What Technical Analysis Really Is

Forget the complex theories. At its heart, technical analysis is simply:

  • Studying price charts to spot repeating patterns
  • Measuring investor psychology through volume and momentum
  • Identifying levels where buyers and sellers clash

It’s not about predicting the future – it’s about stacking probabilities in your favor.

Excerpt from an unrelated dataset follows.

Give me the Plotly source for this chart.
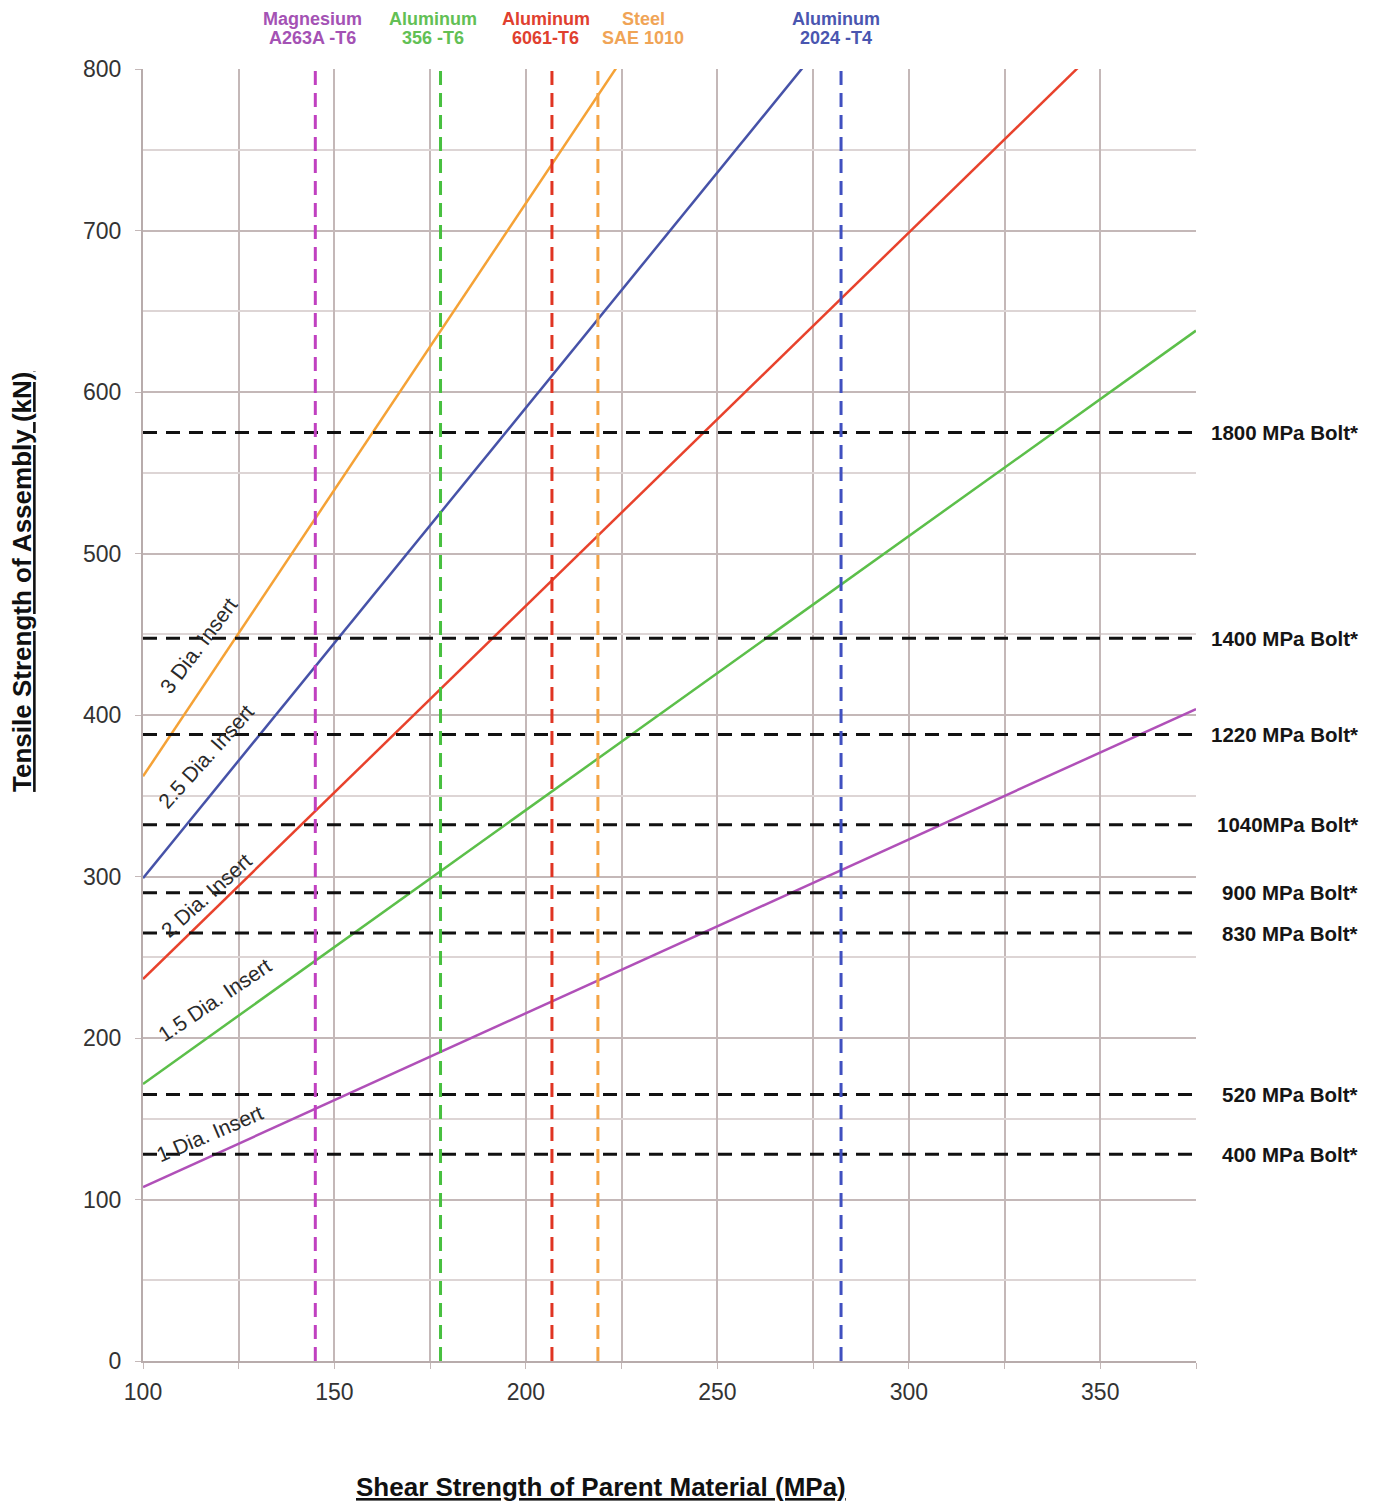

The 5 Tools That Actually Matter

Most traders overload their charts with useless indicators. Focus on these essentials:

1. Candlestick Patterns – The Market’s Body Language

These visual patterns reveal trader sentiment:

  • Hammer: Potential reversal after a downtrend
  • Engulfing: Strong shift in control between bulls and bears
  • Doji: Indecision – often precedes big moves

2. Moving Averages – The Trend Spotters

The 50-day and 200-day moving averages tell you:

  • When a stock changes from bullish to bearish (or vice versa)
  • Potential support/resistance levels

3. Relative Strength Index (RSI)

This momentum oscillator:

  • Flags when a stock has moved too far too fast (above 70 = overbought)
  • Identifies potential reversal points (below 30 = oversold)

4. Volume – The Truth Detector

Heavy volume confirms the validity of price moves:

  • Breakouts on low volume often fail
  • Spikes in volume frequently precede big price swings

5. Support/Resistance – The Battle Lines

These are price levels where:

  • Stocks repeatedly bounce (support)
  • Rallies consistently stall (resistance)

How Professional Traders Use These Tools

The magic happens when indicators align:

  1. Spot the trend: Use moving averages to determine direction
  2. Wait for pullbacks: Look for retreats to support in uptrends
  3. Check confirmation: Volume and RSI should support the move
  4. Enter with discipline: Buy near support with tight stop-losses

Common Mistakes New Traders Make

Avoid these pitfalls that burn accounts:

  • Overcomplicating charts: More indicators ≠ better analysis
  • Ignoring timeframes: What works on daily charts fails on 5-minute charts
  • Forgetting risk management: No pattern works 100% of the time
  • Chasing breakouts: Most fail without volume confirmation

A Real-World Trading Example

Let’s break down how I traded Apple (AAPL) last quarter:

  1. The stock pulled back to its 200-day moving average (support)
  2. RSI hit 28 (oversold)
  3. A hammer candlestick formed on above-average volume
  4. I entered at $165 with a stop at $159 (risk = $6/share)
  5. The stock rallied to $185 (reward = $20/share)

3:1 reward/risk ratio – the type of trade technical analysis helps identify.

When Technical Analysis Works Best?

Technical analysis shines for:

  • Short-to-medium term trading (days to months)
  • Liquid stocks with lots of trading activity
  • Identifying entry/exit points

It struggles with:

  • Predicting earnings surprises
  • Stocks with low trading volume
  • Long-term fundamental shifts

How to Practice Without Risking Money

Build skills safely with:

  • Paper trading: Most brokers offer simulated accounts
  • Chart replay: Test strategies on historical data
  • Sector analysis: Compare stocks within industries

The One Thing Every Successful Technical Trader Knows

Patterns and indicators mean nothing without proper risk management. The pros risk no more than 1-2% of their account on any single trade. Why? Because even the best technical setups fail sometimes, and survival matters more than any single trade.